Eglises d'Asie

Avec la levée de l’embargo les pressions européennes et américaines pour le respect des droits de l’homme s’accentuent

Publié le 18/03/2010




Une délégation de l’Union européenne, composée de cinq représentants du parlement et conduite par le sénateur néerlandais Ben Visser, en visite au Vietnam du 31 janvier au 5 février 1994, a rencontré à Hanoi un certain nombre de personnalités gouvernementales, parmi lesquelles M. Vu Quang, directeur du Bureau des affaires religieuses. Selon une information recueillie par l’A.F.P. (20), les députés européens ont abordé avec lui la question de la dissidence bouddhiste et de l’Eglise catholique. Le contenu précis de l’intervention européenne n’a pas été communiqué. On peut cependant penser que le mouvement de protestation animé par les dirigeants de l’Eglise bouddhique unifiée, les arrestations et les procès de religieux bouddhistes, les limites mises par l’Etat aux activités de l’Eglise catholique ainsi que la détention d’un certain nombre de prêtres et religieux catholiques (21) ont été évoqués au cours de la conversation.

Les membres de la délégation se sont aussi entretenus avec le président de l’assemblée nationale, M. Nong Duc Manh, et le vice-ministre des affaires étrangères Nguyên Dy Niên.

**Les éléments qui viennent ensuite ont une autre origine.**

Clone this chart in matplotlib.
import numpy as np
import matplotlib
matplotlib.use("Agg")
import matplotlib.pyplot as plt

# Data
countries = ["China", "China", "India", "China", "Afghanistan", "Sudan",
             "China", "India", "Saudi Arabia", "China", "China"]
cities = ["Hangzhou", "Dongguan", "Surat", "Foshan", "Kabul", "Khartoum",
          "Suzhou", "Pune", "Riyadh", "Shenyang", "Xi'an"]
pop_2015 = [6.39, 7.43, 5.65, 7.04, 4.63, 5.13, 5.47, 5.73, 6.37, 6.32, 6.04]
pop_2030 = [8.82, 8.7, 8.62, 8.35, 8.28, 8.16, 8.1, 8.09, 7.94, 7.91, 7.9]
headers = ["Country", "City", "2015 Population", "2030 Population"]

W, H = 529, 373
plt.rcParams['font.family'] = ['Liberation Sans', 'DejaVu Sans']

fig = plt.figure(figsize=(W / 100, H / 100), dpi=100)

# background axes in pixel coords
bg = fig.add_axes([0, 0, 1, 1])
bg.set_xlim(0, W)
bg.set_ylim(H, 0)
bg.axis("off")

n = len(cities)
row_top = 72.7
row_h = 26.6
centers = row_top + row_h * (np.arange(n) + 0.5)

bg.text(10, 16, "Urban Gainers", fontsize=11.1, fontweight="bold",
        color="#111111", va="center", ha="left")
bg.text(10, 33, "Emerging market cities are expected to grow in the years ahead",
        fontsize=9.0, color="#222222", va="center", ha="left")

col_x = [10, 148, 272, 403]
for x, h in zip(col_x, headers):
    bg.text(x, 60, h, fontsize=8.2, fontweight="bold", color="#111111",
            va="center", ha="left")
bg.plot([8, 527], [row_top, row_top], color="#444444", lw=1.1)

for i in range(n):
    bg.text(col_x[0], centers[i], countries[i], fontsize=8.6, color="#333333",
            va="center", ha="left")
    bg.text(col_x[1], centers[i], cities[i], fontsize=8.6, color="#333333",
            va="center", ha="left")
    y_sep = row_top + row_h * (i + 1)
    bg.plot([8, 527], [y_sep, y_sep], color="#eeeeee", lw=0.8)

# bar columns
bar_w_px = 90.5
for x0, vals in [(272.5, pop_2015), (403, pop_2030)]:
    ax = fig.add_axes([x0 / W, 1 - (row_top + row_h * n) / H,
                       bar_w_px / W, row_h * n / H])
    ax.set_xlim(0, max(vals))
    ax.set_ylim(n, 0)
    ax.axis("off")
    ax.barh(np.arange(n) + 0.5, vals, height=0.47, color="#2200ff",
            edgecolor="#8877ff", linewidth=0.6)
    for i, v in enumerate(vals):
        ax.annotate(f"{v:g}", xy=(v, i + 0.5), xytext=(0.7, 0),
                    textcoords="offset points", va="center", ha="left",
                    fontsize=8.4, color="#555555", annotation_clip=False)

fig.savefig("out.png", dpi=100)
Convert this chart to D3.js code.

A l’issue de cette rencontre, on a appris que les deux parties avaient notamment discuté du premier accord-cadre de coopération économique et commerciale en cours d’élaboration entre l’Union européenne et le Vietnam. Selon des informations provenant de la délégation européenne, la signature de l’accord buterait encore sur la formulation d’une clause obligatoire sur le respect des droits de l’homme au Vietnam.

Ces interventions européennes en matière de droits de l’homme sont allées de pair avec un certain nombre de pressions américaines qui se sont exercées avec plus d’intensité à l’approche de la levée de l’embargo. Dès le 10 janvier 1994, la porte-parole du département d’Etat, Mme Christine Shelly avait annoncé que le Vietnam et les Etats-Unis admettaient le principe d’un dialogue sur les droits de l’homme au Vietnam (22). Ce projet avait été étudié par les deux parties lors de la visite à Hanoi de Winston Lord, adjoint au Secrétaire d’Etat (23). Une amélioration dans le domaine des droits de l’homme est désormais la condition mise par les Etats-Unis à la reprise des relations diplomatiques. Le jour même de la levée de l’embargo, le 4 février 1994, dans sa déclaration, le président Clinton mentionnait explicitement ce dialogue: “J’ai également décidé d’établir un bureau de liaison pour fournir des services aux Américains sur place et nous aider à poursuivre un dialogue sur les droits de l’homme” (24). Le même jour, une lettre signée de dix sénateurs américains parmi lesquels un vétéran de la guerre au Vietnam, Bob Kerry, suggérait au président que “la fin des sanctions commerciales était une bonne occasion de rappeler le respect des droits de l”homme au Vietnam” (25Le coordinateur d’Amnesty International à Hongkong s’exprimait, lui aussi, en des termes semblables et souhaitait que son organisation puisse à nouveau venir enquêter sur place après près de cinq ans d’interdiction.

Du côté vietnamien, les manifestations verbales de bonne volonté en ce domaine n’ont pas manqué, ne serait-ce que la déclaration du président de l’assemblée nationale contenue dans le discours de clôture de la dernière session, le 4 janvier 1994. Elle affirmait que ” victimes des violations des droits de l’homme par les forces internationales durant des siècles, l’Etat et le peuple vietnamiens étaient extrêmement attachés à l’indépendance ainsi qu’à la liberté et résolus à appliquer intégralement les droits de l’homme inscrits dans la constitution de 1992″ (26). Cependant les autorités continuent à exprimer leur irritation devant les remontrances étrangères qu’elles considèrent comme une ingérence dans leurs affaires intérieures et comme une tactique de déstabilisation de leur pays dans la cadre de la stratégie globale de “l’évolution pacifique”. La veille même de la levée de l’embargo, le secrétaire adjoint aux affaires étrangères, M. Lê Mai exprimait encore son mécontentement devant le rapport annuel du département d’Etat sur les droits de l’homme dans le monde, publié au début du mois de février. Le Vietnam y était accusé de ne pas respecter les libertés fondamentales, de détenir des prisonniers politiques et de les garder dans l’isolement (27). Pour le diplomate vietnamien, ces allégations étaient sans objectivité.